Q: Does sb14 give police officers the authority to arrest someone committing an offense against this law?
Does sb14 give police officers the authority to arrest someone committing an offense against this law?
Can the female genital mutilation law from 1999 be used in conjunction with the new gender mutilation law, sb14? Also, I was told not a single DA would take a case with the charge from the 1999 law, why?? Also, the way sb14 is written when talking about the removal of healthy tissue, does this make circumcision now an offense under this new law? I was told that arrests don't happen under fee 1999 female gender mutilation law because of WPATH best practices guidelines, is this true and when did guidelines supercede state laws? Thank you for your time!
A:
Built into the 1999 law is the following defense:
"It is a defense to prosecution under Subsection (a) that:
(1) the person performing the act is a physician or other licensed health care professional and the act is within the scope of the person's license; and
(2) the act is performed for medical purposes."
The WPATH global standard of care is directly relevant to whether the act was performed for medical purposes.
SB-14 does not give police the authority to arrest anyone. It does give the Texas Medical Board the authority to not renew a physician's license if he/she violates its provisions and it does give the Texas Attorney General the authority to seek an injunction.

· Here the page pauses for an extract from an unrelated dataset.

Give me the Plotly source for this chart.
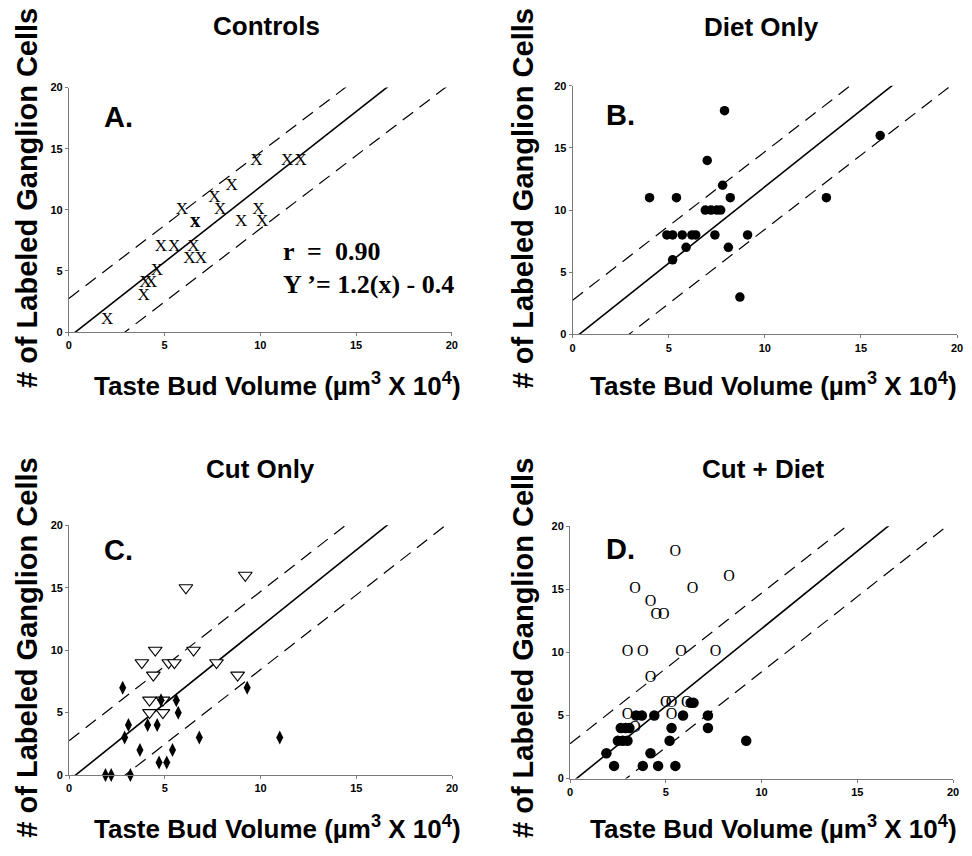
import plotly.graph_objects as go

# ---------------- data ----------------
# Panel A: Controls
a_x = [2.0, 3.9, 4.0, 4.3, 4.6, 4.8, 5.5, 6.5, 6.3, 6.9, 5.9, 7.6, 7.9, 8.5, 9.8, 11.4, 12.1, 9.0, 9.9, 10.1]
a_y = [1, 3, 4, 4, 5, 7, 7, 7, 6, 6, 10, 11, 10, 12, 14, 14, 14, 9, 10, 9]
a_bold_x = [6.6]
a_bold_y = [9]

# Panel B: Diet Only
b_x = [7.9, 7.0, 7.8, 4.0, 5.4, 8.2, 6.9, 7.2, 7.5, 7.7, 4.9, 5.2, 5.7, 6.2, 6.4, 7.4, 9.1,
       5.9, 8.1, 5.2, 8.7, 13.2, 16.0]
b_y = [18, 14, 12, 11, 11, 11, 10, 10, 10, 10, 8, 8, 8, 8, 8, 8, 8, 7, 7, 6, 3, 11, 16]

# Panel C: Cut Only
c_tri_x = [9.2, 6.1, 4.5, 6.5, 3.8, 5.2, 5.5, 7.7, 4.4, 8.8, 4.2, 4.9, 4.2, 4.9]
c_tri_y = [16, 15, 10, 10, 9, 9, 9, 9, 8, 8, 6, 6, 5, 5]
c_dia_x = [2.8, 9.3, 4.8, 5.6, 5.7, 3.1, 4.1, 4.6, 2.9, 6.8, 11.0, 3.7, 5.4, 4.7, 5.1, 1.9, 2.2, 3.2]
c_dia_y = [7, 7, 6, 6, 5, 4, 4, 4, 3, 3, 3, 2, 2, 1, 1, 0, 0, 0]

# Panel D: Cut + Diet
d_open_x = [5.5, 8.3, 3.4, 6.4, 4.2, 4.5, 4.9, 3.0, 3.8, 5.8, 7.6, 4.2, 5.0, 5.3, 6.1, 3.0, 5.3, 3.4]
d_open_y = [18, 16, 15, 15, 14, 13, 13, 10, 10, 10, 10, 8, 6, 6, 6, 5, 5, 4]
d_fill_x = [6.3, 6.45, 3.45, 3.75, 4.4, 5.9, 7.2, 2.65, 2.9, 3.1, 5.3, 7.2, 2.5, 2.75, 3.0, 5.2,
            9.2, 1.9, 4.2, 2.3, 3.8, 4.6, 5.5]
d_fill_y = [6, 6, 5, 5, 5, 5, 5, 4, 4, 4, 4, 4, 3, 3, 3, 3, 3, 2, 2, 1, 1, 1, 1]

# regression line and prediction band (Y' = 1.2(x) - 0.4)
line_x = [0, 20]
solid_slope, solid_int = 1.23, -0.42
band_slope, upper_int, lower_int = 1.195, 2.75, -3.5

panel_titles = ["Controls", "Diet Only", "Cut Only", "Cut + Diet"]
panel_letters = ["A.", "B.", "C.", "D."]
tick_vals = [0, 5, 10, 15, 20]
x_title = "Taste Bud Volume (µm<sup>3</sup> X 10<sup>4</sup>)"
y_title = "# of Labeled Ganglion Cells"

SANS = "Liberation Sans, Arial, Helvetica, sans-serif"
SERIF = "Liberation Serif, Times New Roman, serif"

fig = go.Figure()

axes = [("x", "y"), ("x2", "y2"), ("x3", "y3"), ("x4", "y4")]

# lines in each panel
for xa, ya in axes:
    fig.add_trace(go.Scatter(x=line_x, y=[solid_slope * v + solid_int for v in line_x],
                             mode="lines", line=dict(color="black", width=1.6),
                             xaxis=xa, yaxis=ya, hoverinfo="skip"))
    for b in (upper_int, lower_int):
        fig.add_trace(go.Scatter(x=line_x, y=[band_slope * v + b for v in line_x],
                                 mode="lines", line=dict(color="black", width=1.2, dash="13px,8px"),
                                 xaxis=xa, yaxis=ya, hoverinfo="skip"))

# Panel A markers (X glyphs)
fig.add_trace(go.Scatter(x=a_x, y=a_y, mode="text", text=["X"] * len(a_x),
                         textfont=dict(family=SERIF, size=17, color="black"),
                         xaxis="x", yaxis="y", cliponaxis=False))
fig.add_trace(go.Scatter(x=a_bold_x, y=a_bold_y, mode="text", text=["x"],
                         textfont=dict(family=SERIF, size=21, color="black", weight="bold"),
                         xaxis="x", yaxis="y", cliponaxis=False))

# Panel B markers
fig.add_trace(go.Scatter(x=b_x, y=b_y, mode="markers",
                         marker=dict(symbol="circle", size=9.5, color="black"),
                         xaxis="x2", yaxis="y2", cliponaxis=False))

# Panel C markers
fig.add_trace(go.Scatter(x=c_tri_x, y=c_tri_y, mode="markers",
                         marker=dict(symbol="triangle-down", size=12, color="white",
                                     line=dict(color="black", width=1.1)),
                         xaxis="x3", yaxis="y3", cliponaxis=False))
fig.add_trace(go.Scatter(x=c_dia_x, y=c_dia_y, mode="markers",
                         marker=dict(symbol="diamond-tall", size=10, color="black"),
                         xaxis="x3", yaxis="y3", cliponaxis=False))

# Panel D markers
fig.add_trace(go.Scatter(x=d_open_x, y=d_open_y, mode="text", text=["O"] * len(d_open_x),
                         textfont=dict(family=SERIF, size=16, color="black"),
                         xaxis="x4", yaxis="y4", cliponaxis=False))
fig.add_trace(go.Scatter(x=d_fill_x, y=d_fill_y, mode="markers",
                         marker=dict(symbol="circle", size=10.5, color="black"),
                         xaxis="x4", yaxis="y4", cliponaxis=False))

W, H = 972, 856
domains = [
    ((66.5, 453.0), (82.7, 330.7)),
    ((575.0, 963.0), (81.0, 333.0)),
    ((66.7, 453.3), (526.7, 780.0)),
    ((572.3, 959.0), (527.7, 783.5)),
]

axis_common = dict(range=[0, 20], tickvals=tick_vals, showgrid=False, zeroline=False,
                   showline=True, linecolor="#7a7a7a", linewidth=1, ticks="outside",
                   ticklen=3, tickcolor="#7a7a7a",
                   tickfont=dict(family=SANS, size=11, color="black", weight="bold"))

layout = dict(width=W, height=H, margin=dict(l=0, r=0, t=0, b=0),
              paper_bgcolor="white", plot_bgcolor="white", showlegend=False)
for i, ((x0, x1), (y0, y1)) in enumerate(domains):
    sfx = "" if i == 0 else str(i + 1)
    layout["xaxis" + sfx] = dict(axis_common, domain=[x0 / W, x1 / W],
                                 anchor="y" + sfx)
    layout["yaxis" + sfx] = dict(axis_common, domain=[1 - y1 / H, 1 - y0 / H],
                                 anchor="x" + sfx)
fig.update_layout(**layout)

ann = []
title_pos = [(266, 20), (766, 21), (260, 470), (767, 470)]
for t, (px, py) in zip(panel_titles, title_pos):
    ann.append(dict(text=t, x=px / W, y=1 - py / H, xref="paper", yref="paper",
                    xanchor="center", yanchor="middle", showarrow=False,
                    font=dict(family=SANS, size=26, color="black", weight="bold")))

letter_pos = [(100, 113), (607, 111), (100, 552), (607, 551)]
for t, (px, py) in zip(panel_letters, letter_pos):
    ann.append(dict(text=t, x=px / W, y=1 - py / H, xref="paper", yref="paper",
                    xanchor="left", yanchor="middle", showarrow=False,
                    font=dict(family=SANS, size=29, color="black", weight="bold")))

xt_pos = [(277, 384), (778, 384), (277, 833), (778, 833)]
for px, py in xt_pos:
    ann.append(dict(text=x_title, x=px / W, y=1 - py / H, xref="paper", yref="paper",
                    xanchor="center", yanchor="middle", showarrow=False,
                    font=dict(family=SANS, size=26, color="black", weight="bold")))

yt_pos = [(24, 195), (525, 195), (24, 651), (525, 651)]
for px, py in yt_pos:
    ann.append(dict(text=y_title, x=px / W, y=1 - py / H, xref="paper", yref="paper",
                    xanchor="center", yanchor="middle", showarrow=False, textangle=-90,
                    font=dict(family=SANS, size=29, color="black", weight="bold")))

# statistics text in panel A
ann.append(dict(text="r  =  0.90", x=11.1, y=6.6, xref="x", yref="y", xanchor="left",
                yanchor="middle", showarrow=False,
                font=dict(family=SERIF, size=26, color="black", weight="bold")))
ann.append(dict(text="Y ’= 1.2(x) - 0.4", x=11.1, y=3.9, xref="x", yref="y", xanchor="left",
                yanchor="middle", showarrow=False,
                font=dict(family=SERIF, size=26, color="black", weight="bold")))

fig.update_layout(annotations=ann)
fig.write_html("out.html", config={"displayModeBar": False},
               post_script="document.body.style.margin='0';")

SB-14 does not make circumcision a crime unless it is "[f]or the purpose of transitioning a child's biological sex" as stated expressly in SB-14. Circumcision would not be performed as a standalone procedure for accomplishing that purpose.
Female genital mutilation remains a crime under the 1999 law when it is not performed for medical purposes (for example when it is performed to enhance male sexual pleasure or to control women's sexuality as opposed to being part of the medical standard of care for the treatment of gender dysphoria or gender identity disorder).